-- SOURCE DATA start --

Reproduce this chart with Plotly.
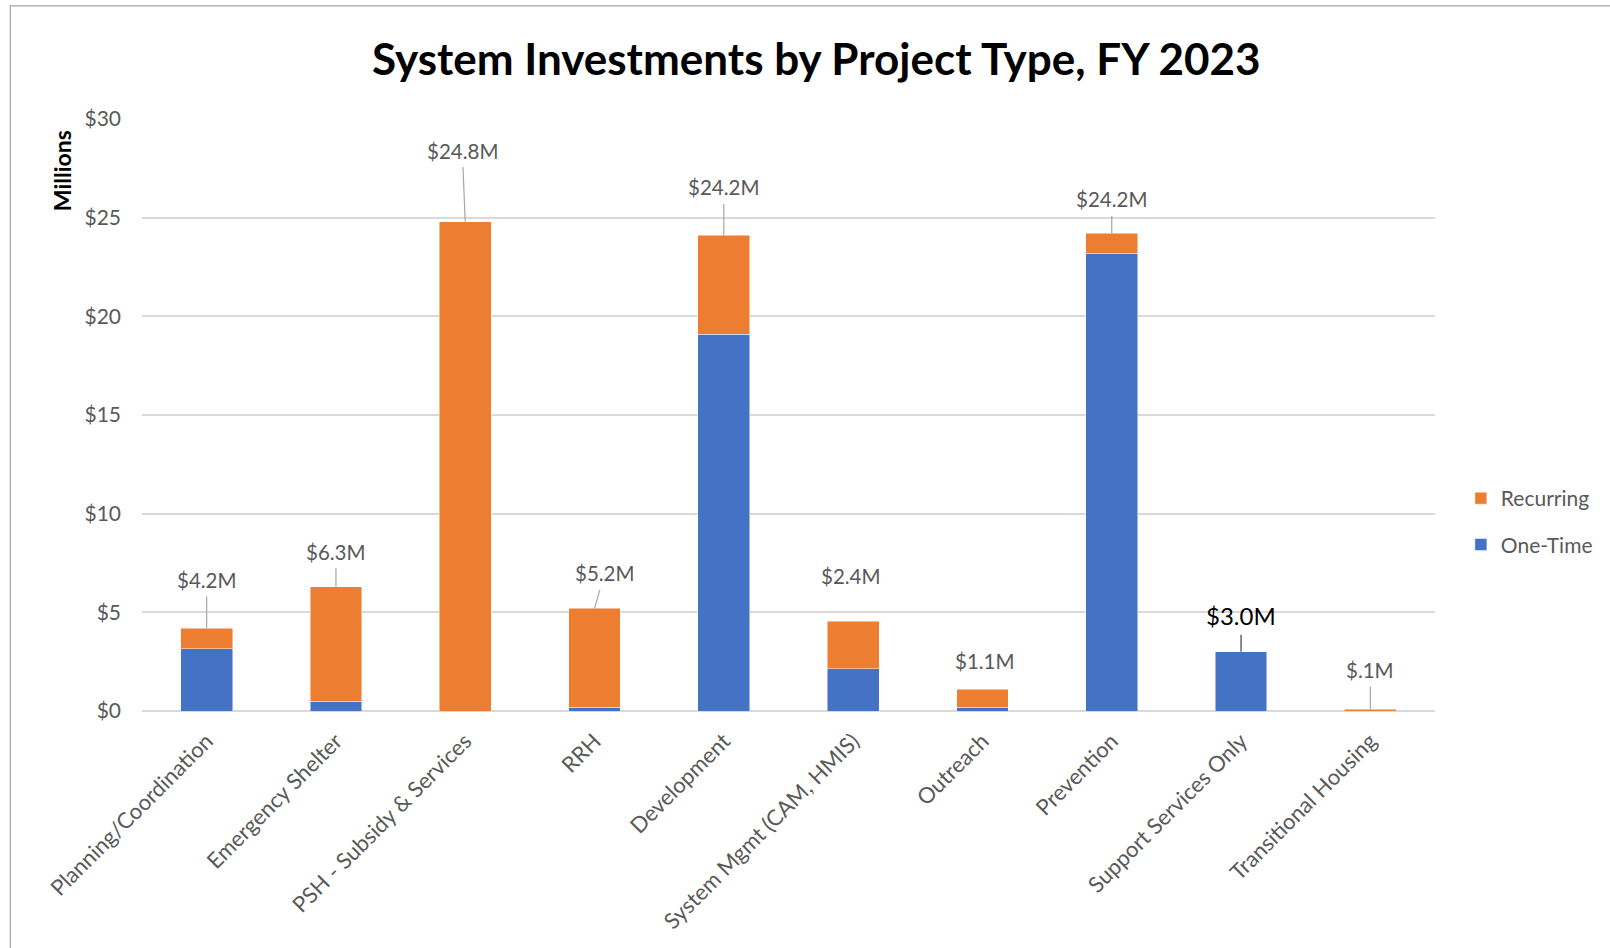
import plotly.graph_objects as go

categories = ["Planning/Coordination", "Emergency Shelter", "PSH - Subsidy & Services", "RRH",
              "Development", "System Mgmt (CAM, HMIS)", "Outreach", "Prevention",
              "Support Services Only", "Transitional Housing"]
one_time = [3.15, 0.5, 0.0, 0.2, 19.1, 2.15, 0.2, 23.2, 3.0, 0.0]
recurring = [1.05, 5.8, 24.8, 5.0, 5.0, 2.4, 0.9, 1.0, 0.0, 0.1]
labels = ["$4.2M", "$6.3M", "$24.8M", "$5.2M", "$24.2M", "$2.4M", "$1.1M", "$24.2M", "$3.0M", "$.1M"]
y_ticks = [0, 5, 10, 15, 20, 25, 30]
y_ticktext = ["$0", "$5", "$10", "$15", "$20", "$25", "$30"]

# label styling (pixel offsets, leader line on/off)
label_dx = [0, 0, -3, 10, 0, -2, 3, 0, 0, 0]
label_dy = [48, 35, 71, 35, 48, 45, 28, 34, 36, 39]
label_line = [True, True, True, True, True, False, False, True, True, True]

ORANGE = "#ED7D31"
BLUE = "#4472C4"
GREY = "#595959"
FONT = "Lato"

fig = go.Figure()
fig.add_trace(go.Bar(name="One-Time", x=categories, y=one_time, marker_color=BLUE,
                     marker_line=dict(color="rgba(255,255,255,0.6)", width=0.8),
                     legendgroup="a", legendrank=2))
fig.add_trace(go.Bar(name="Recurring", x=categories, y=recurring, marker_color=ORANGE,
                     marker_line=dict(color="rgba(255,255,255,0.6)", width=0.8),
                     legendgroup="b", legendrank=1))

totals = [a + b for a, b in zip(one_time, recurring)]
for i, cat in enumerate(categories):
    special = labels[i] == "$3.0M"
    color = "#000000" if special else GREY
    size = 24 if special else 20.5
    if label_line[i]:
        fig.add_annotation(x=cat, y=totals[i], text=labels[i], showarrow=True,
                           ax=label_dx[i], ay=-label_dy[i], arrowhead=0, arrowwidth=1.2,
                           arrowcolor="#404040" if special else "#A6A6A6", standoff=0,
                           borderpad=4, font=dict(family=FONT, size=size, color=color))
    else:
        fig.add_annotation(x=cat, y=totals[i], text=labels[i], showarrow=False,
                           xshift=label_dx[i], yshift=label_dy[i], yanchor="middle",
                           font=dict(family=FONT, size=size, color=color))

fig.add_annotation(xref="paper", yref="paper", x=-0.0618, y=0.912, text="<b>Millions</b>",
                   textangle=-90, showarrow=False, xanchor="center", yanchor="middle",
                   font=dict(family=FONT, size=23, color="#000000"))

# outer chart border
fig.add_shape(type="rect", xref="paper", yref="paper", x0=-0.1019, x1=1.141, y0=-0.42, y1=1.191,
              line=dict(color="#A6A6A6", width=1.2), fillcolor="rgba(0,0,0,0)", layer="below")

fig.update_layout(
    barmode="stack",
    bargap=0.6,
    width=1610, height=948,
    margin=dict(l=142, r=170, t=119, b=237),
    paper_bgcolor="white", plot_bgcolor="white",
    title=dict(text="<b>System Investments by Project Type, FY 2023</b>", x=0.507, xanchor="center",
               y=0.937, yanchor="middle", font=dict(family=FONT, size=44, color="#000000")),
    font=dict(family=FONT, color=GREY),
    legend=dict(traceorder="grouped", tracegroupgap=16, x=1.02, xanchor="left",
                y=0.32, yanchor="middle", font=dict(family=FONT, size=21, color=GREY),
                itemwidth=30, bgcolor="rgba(0,0,0,0)"),
    showlegend=True,
)
fig.update_xaxes(tickangle=-45, tickfont=dict(family=FONT, size=22, color=GREY),
                 showgrid=False, showline=False, ticks="", range=[-0.5, 9.5],
                 ticklabelstandoff=12)
fig.update_yaxes(range=[0, 30], tickvals=y_ticks, ticktext=y_ticktext,
                 tickfont=dict(family=FONT, size=21, color=GREY),
                 showgrid=True, gridcolor="#D9D9D9", gridwidth=1.5,
                 zeroline=True, zerolinecolor="#D9D9D9", zerolinewidth=1.5,
                 showline=False, ticks="", ticklabelstandoff=20)

fig.write_html("out.html")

-- SOURCE DATA end --

Write out again, exactly, the lines from the start of the listing up to the line containing "import plotly.graph_objects as go", with both ends and without pictures.

Reproduce this chart with Plotly.
import plotly.graph_objects as go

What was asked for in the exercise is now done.